Wednesday 27 July 2011

Wild Blue Yonder, at a Cost

May. 12th, 2011 | 01:30 pm

Wow. One month today and I'll be flying off into the wild blue yonder. I can't decide how I feel about all of this. It's cliche to say that I'm a rollercoaster of emotions but, well, I am. I've saved for this trip for more than two years. But that's not entirely true. I would save a bit, then stop, save and stop. There has always been a big part of me that didn't want this trip to happen. Wait, that's not true either. I wanted it to happen but not at the expense of my current circumstances. No cats. I KNEW I would never leave my cats for two weeks to jet off to Europe.
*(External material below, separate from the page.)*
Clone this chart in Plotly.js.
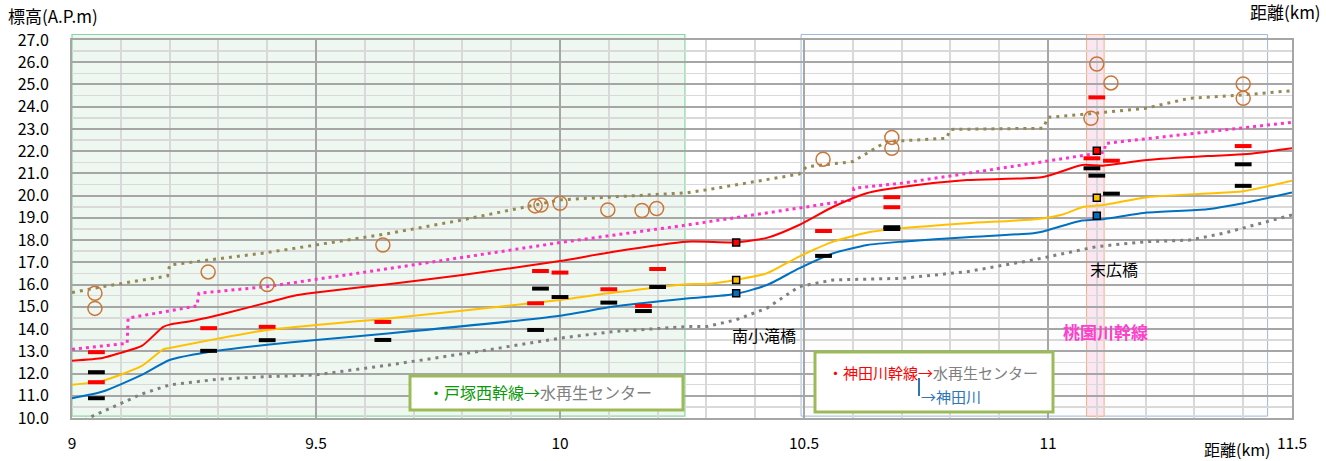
<!DOCTYPE html>
<html>
<head>
<meta charset="utf-8">
<script src="https://cdn.plot.ly/plotly-3.0.1.min.js"></script>
<style>html,body{margin:0;padding:0;background:#fff;}#chart{width:1326px;height:461px;}</style>
</head>
<body>
<div id="chart"></div>
<script>
// ---- data (distance km / elevation A.P.m) ----
const redX = [9.0, 9.063, 9.1, 9.143, 9.187, 9.2, 9.248, 9.317, 9.40, 9.453, 9.5, 9.652, 9.80, 10.0, 10.11, 10.26, 10.36, 10.424, 10.49, 10.56, 10.63, 10.70, 10.834, 10.99, 11.07, 11.113, 11.203, 11.326, 11.408, 11.5];
const redY = [12.58, 12.7, 12.93, 13.24, 14.1, 14.2, 14.37, 14.72, 15.19, 15.49, 15.64, 16.03, 16.43, 17.06, 17.48, 17.93, 17.9, 18.1, 18.68, 19.5, 20.12, 20.39, 20.7, 20.84, 21.38, 21.35, 21.6, 21.78, 21.87, 22.13];

const yellowX = [9.0, 9.063, 9.143, 9.187, 9.2, 9.40, 9.652, 10.0, 10.11, 10.26, 10.30, 10.36, 10.424, 10.49, 10.56, 10.63, 10.70, 10.834, 10.98, 11.03, 11.07, 11.113, 11.203, 11.326, 11.40, 11.5];
const yellowY = [11.49, 11.68, 12.34, 13.09, 13.15, 13.96, 14.49, 15.31, 15.64, 16.02, 16.03, 16.21, 16.51, 17.26, 17.93, 18.34, 18.53, 18.76, 18.95, 19.15, 19.48, 19.58, 19.93, 20.1, 20.2, 20.67];

const blueX = [9.0, 9.063, 9.143, 9.2, 9.277, 9.40, 9.5, 9.652, 10.0, 10.11, 10.26, 10.36, 10.424, 10.49, 10.56, 10.63, 10.70, 10.834, 10.97, 10.99, 11.07, 11.113, 11.203, 11.326, 11.40, 11.5];
const blueY = [10.89, 11.19, 11.94, 12.61, 12.96, 13.29, 13.51, 13.81, 14.6, 15.01, 15.37, 15.58, 15.98, 16.73, 17.41, 17.78, 17.93, 18.13, 18.31, 18.39, 18.88, 18.94, 19.24, 19.39, 19.66, 20.14];

const pinkX = [9.0, 9.113, 9.115, 9.256, 9.26, 9.40, 9.652, 10.0, 10.26, 10.5, 10.6, 10.602, 10.70, 10.834, 10.97, 11.115, 11.118, 11.3, 11.5];
const pinkY = [13.09, 13.36, 14.49, 15.04, 15.61, 15.91, 16.73, 17.89, 18.68, 19.5, 19.81, 20.33, 20.56, 21.0, 21.46, 21.95, 22.35, 22.8, 23.3];

const oliveX = [9.0, 9.063, 9.196, 9.2, 9.40, 9.5, 9.652, 9.80, 10.0, 10.26, 10.30, 10.49, 10.505, 10.6, 10.669, 10.792, 10.80, 10.99, 11.0, 11.08, 11.2, 11.29, 11.4, 11.5];
const oliveY = [15.64, 15.91, 16.39, 16.88, 17.44, 17.78, 18.31, 18.91, 19.81, 20.13, 20.26, 20.97, 21.3, 21.53, 22.43, 22.58, 22.98, 23.03, 23.52, 23.67, 23.93, 24.38, 24.53, 24.72];

const greyX = [9.025, 9.04, 9.143, 9.2, 9.297, 9.40, 9.5, 9.652, 9.84, 10.0, 10.11, 10.26, 10.30, 10.36, 10.424, 10.49, 10.56, 10.70, 10.834, 10.97, 11.1, 11.2, 11.29, 11.36, 11.5];
const greyY = [9.9, 10.06, 11.08, 11.49, 11.74, 11.86, 11.94, 12.39, 13.02, 13.59, 13.89, 14.11, 14.11, 14.41, 14.94, 15.91, 16.21, 16.28, 16.58, 17.11, 17.71, 17.93, 18.0, 18.31, 19.13];

const circleX = [9.047, 9.047, 9.279, 9.40, 9.637, 9.949, 9.961, 10.0, 10.098, 10.168, 10.198, 10.539, 10.68, 10.68, 11.088, 11.1, 11.129, 11.4, 11.4];
const circleY = [15.61, 14.93, 16.57, 16.0, 17.78, 19.54, 19.58, 19.66, 19.36, 19.33, 19.42, 21.64, 22.62, 22.13, 23.48, 25.92, 25.07, 25.02, 24.38];

const redBarX = [9.05, 9.05, 9.28, 9.40, 9.637, 9.96, 10.0, 9.95, 10.1, 10.171, 10.2, 10.54, 10.68, 10.68, 11.1, 11.09, 11.13, 11.4];
const redBarY = [12.96, 11.61, 14.04, 14.10, 14.32, 16.61, 16.54, 15.16, 15.79, 15.04, 16.70, 18.41, 19.93, 19.48, 24.42, 21.68, 21.57, 22.23];

const blackBarX = [9.05, 9.05, 9.28, 9.40, 9.637, 9.96, 10.0, 9.95, 10.1, 10.171, 10.2, 10.54, 10.68, 10.68, 11.09, 11.1, 11.13, 11.4, 11.4];
const blackBarY = [12.06, 10.89, 13.02, 13.50, 13.51, 15.82, 15.44, 13.96, 15.19, 14.81, 15.89, 17.29, 18.50, 18.58, 21.23, 20.90, 20.09, 21.41, 20.44];

const sqRedX = [10.361, 11.1];    const sqRedY = [17.89, 22.02];
const sqYellowX = [10.361, 11.1]; const sqYellowY = [16.21, 19.91];
const sqBlueX = [10.361, 11.1];   const sqBlueY = [15.61, 19.1];

const xTickVals = [9, 9.5, 10, 10.5, 11, 11.5];
const xTickText = ['9', '9.5', '10', '10.5', '11', '11.5'];

// ---- styling ----
const FONT = 'Noto Sans CJK JP, Noto Sans, sans-serif';
const X0 = 9, X1 = 11.5;
const px = v => (v - X0) / (X1 - X0);   // data x -> paper x

function lineTrace(x, y, color, width, dash, shape) {
  return {x, y, type: 'scatter', mode: 'lines', hoverinfo: 'skip',
    line: {color, width, dash: dash || 'solid', shape: shape || 'linear', smoothing: 0.6}};
}
const dots = '3px,5px';
const traces = [
  lineTrace(greyX, greyY, '#808080', 3, dots),
  lineTrace(oliveX, oliveY, '#948A54', 3, dots),
  lineTrace(pinkX, pinkY, '#FF33CC', 3, '3px,4px'),
  lineTrace(blueX, blueY, '#0070C0', 2, null, 'spline'),
  lineTrace(yellowX, yellowY, '#FFC000', 2, null, 'spline'),
  lineTrace(redX, redY, '#FF0000', 2, null, 'spline'),
  {x: circleX, y: circleY, type: 'scatter', mode: 'markers', hoverinfo: 'skip',
    marker: {symbol: 'circle-open', size: 14, color: '#C8773A', line: {width: 1.5, color: '#C8773A'}}},
  {x: redBarX, y: redBarY, type: 'scatter', mode: 'markers', hoverinfo: 'skip',
    marker: {symbol: 'line-ew', size: 12, line: {width: 4, color: '#FF0000'}}},
  {x: blackBarX, y: blackBarY, type: 'scatter', mode: 'markers', hoverinfo: 'skip',
    marker: {symbol: 'line-ew', size: 12, line: {width: 4, color: '#000000'}}},
  {x: sqRedX, y: sqRedY, type: 'scatter', mode: 'markers', hoverinfo: 'skip',
    marker: {symbol: 'square', size: 7, color: '#FF0000', line: {width: 1.5, color: '#000'}}},
  {x: sqYellowX, y: sqYellowY, type: 'scatter', mode: 'markers', hoverinfo: 'skip',
    marker: {symbol: 'square', size: 7, color: '#FFC000', line: {width: 1.5, color: '#000'}}},
  {x: sqBlueX, y: sqBlueY, type: 'scatter', mode: 'markers', hoverinfo: 'skip',
    marker: {symbol: 'square', size: 7, color: '#0070C0', line: {width: 1.5, color: '#000'}}}
];

const topP = (418 - 34.5) / 378;
const shapes = [
  {type: 'rect', xref: 'paper', yref: 'paper', x0: px(9.0), x1: px(10.256), y0: 0.005, y1: topP,
    fillcolor: '#EEF8F1', line: {color: '#8AD6A2', width: 1.2}, layer: 'below'},
  {type: 'rect', xref: 'paper', yref: 'paper', x0: px(10.494), x1: px(11.45), y0: 0.005, y1: topP,
    fillcolor: '#FDFDFE', line: {color: '#9DB9DC', width: 1}, layer: 'below'},
  {type: 'rect', xref: 'paper', yref: 'paper', x0: px(11.079), x1: px(11.115), y0: 0.005, y1: topP,
    fillcolor: '#FBE6F1', line: {color: '#F4B183', width: 1}, layer: 'below'},
  // legend boxes
  {type: 'rect', xref: 'paper', yref: 'paper', x0: 338 / 1220, x1: 611 / 1220, y0: 8 / 378, y1: 42 / 378,
    fillcolor: '#FFFFFF', line: {color: '#9BBB59', width: 3}, layer: 'above'},
  {type: 'rect', xref: 'paper', yref: 'paper', x0: 743 / 1220, x1: 981 / 1220, y0: 6 / 378, y1: 66 / 378,
    fillcolor: '#FFFFFF', line: {color: '#9BBB59', width: 3}, layer: 'above'},
  {type: 'line', xref: 'paper', yref: 'paper', x0: 847 / 1220, x1: 847 / 1220, y0: 22 / 378, y1: 40 / 378,
    line: {color: '#2E75B6', width: 2}, layer: 'above'}
];

function ann(text, x, y, opts) {
  return Object.assign({text, x, y, xref: 'paper', yref: 'paper', showarrow: false,
    xanchor: 'center', yanchor: 'middle', font: {family: FONT, size: 16, color: '#000'}}, opts || {});
}
const annotations = [
  ann('標高(A.P.m)', (6 - 72) / 1220, (418 - 15) / 378, {xanchor: 'left', font: {family: FONT, size: 17, color: '#000'}}),
  ann('距離(km)', (1323 - 72) / 1220, (418 - 12) / 378, {xanchor: 'right', font: {family: FONT, size: 17, color: '#000'}}),
  ann('距離(km)', (1272 - 72) / 1220, (418 - 449) / 378, {xanchor: 'right', font: {family: FONT, size: 16, color: '#000'}}),
  ann('南小滝橋', (764 - 72) / 1220, (418 - 335) / 378, {font: {family: FONT, size: 16, color: '#000'}}),
  ann('末広橋', (1114 - 72) / 1220, (418 - 269) / 378, {font: {family: FONT, size: 16, color: '#000'}}),
  ann('<b>桃園川幹線</b>', (1105 - 72) / 1220, (418 - 331) / 378, {font: {family: FONT, size: 17, color: '#FF40CC'}}),
  ann('<span style="color:#0A9A0A">・戸塚西幹線→</span><span style="color:#808080">水再生センター</span>',
    (540 - 72) / 1220, (418 - 392) / 378, {font: {family: FONT, size: 16, color: '#808080'}}),
  ann('<span style="color:#FF0000">・神田川幹線→</span><span style="color:#808080">水再生センター</span>',
    (933 - 72) / 1220, (418 - 372) / 378, {font: {family: FONT, size: 15, color: '#808080'}}),
  ann('→神田川', (919 - 72) / 1220, (418 - 396) / 378, {xanchor: 'left', font: {family: FONT, size: 15, color: '#2E75B6'}})
];

const layout = {
  width: 1326, height: 461,
  margin: {l: 72, r: 34, t: 40, b: 43, pad: 0},
  paper_bgcolor: '#FFFFFF', plot_bgcolor: '#FFFFFF',
  showlegend: false, hovermode: false,
  font: {family: FONT, size: 15, color: '#000'},
  xaxis: {range: [X0, X1], tickmode: 'array', tickvals: xTickVals, ticktext: xTickText,
    showgrid: true, gridcolor: '#A6A6A6', gridwidth: 2, zeroline: false,
    showline: true, mirror: true, linecolor: '#A6A6A6', linewidth: 2,
    ticks: '', ticklabelstandoff: 10, tickfont: {family: FONT, size: 15.5, color: '#000'},
    minor: {tickmode: 'linear', tick0: 9, dtick: 0.1, showgrid: true, gridcolor: '#D9D9D9', gridwidth: 2}},
  yaxis: {range: [10, 27], tickmode: 'linear', tick0: 10, dtick: 1, tickformat: '.1f',
    showgrid: true, gridcolor: '#A6A6A6', gridwidth: 2, zeroline: false,
    showline: true, mirror: true, linecolor: '#A6A6A6', linewidth: 2,
    ticks: '', ticklabelstandoff: 18, tickfont: {family: FONT, size: 16, color: '#000'},
    minor: {tickmode: 'linear', tick0: 10, dtick: 0.5, showgrid: true, gridcolor: '#D9D9D9', gridwidth: 1.5}},
  shapes, annotations
};

Plotly.newPlot('chart', traces, layout, {staticPlot: true, displayModeBar: false});
</script>
</body>
</html>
Not when they were one, not when they were eleven so, the only way it was EVER going to happen was the way it has; me, desperate to get out of here because most days I can't stand sitting in this one bedroom, depressing, lonely apartment without them.

Animals bring life wherever they go. It pulses around them like an energy beacon "What can I get into now? Hey, what's that? Is that mine? Can I steal that? Where's my food? Do you have food? I want some...No, I'm not tired, let's jump on the bed!" It's inspiring, it's contagious and it's fun. That's it. I always had fun with my kids. I loved throwing a ball and watching them chase it, figure out they could bat it around on their own with a stategically placed paw: Mommy would be forgotten as the two would engage in a game of keep away.

Their capacity for learning was astounding. Both, would soak stuff up like a sponge, but I saw early on that they learned differently. Kasey dove right into everything. She taught herself how to lift up the food container lid because hey, she always wanted food and Mom wouldn't always give it to her. Cagey Kasey I nicknamed her as I watched her jump on the back of my favourite chair and push the door handle down with her paw. Once the door clicked open, she would jump down and saunter into the bedroom, well aware that company was coming in roughly ten minutes.

Bud was just smart. It's the best way I can describe it. He read me like a book from day one and I watched him do it with everyone. He'd hang back, get a good read, then he'd go forward confident in his ability to get it right. He just KNEW. It was a great gift, and one I always tried to appreciate and let flourish. But he had a few tricks too. My least favourite being his ability to jump on the counter and rip the hot bacon out of the pan with his teeth. I was always terrified of him getting burned yet I didn't want to yell at him to get down for fear of starling him and causing a fall. It was a tough balancing act, on both our parts.

I've gone off on a tangent. That always seems to happen on here. Anyway, I miss the fun,  the unpredictabiliy of it all and well this trip may provide a distraction, and some once in a lifetime experiences, it comes at a huge cost, money aside. Whoever said nothing was free got it right. I may be flying off into the wild blue yonder but a big part of me will still be here, wishing it wasn't even a possibility.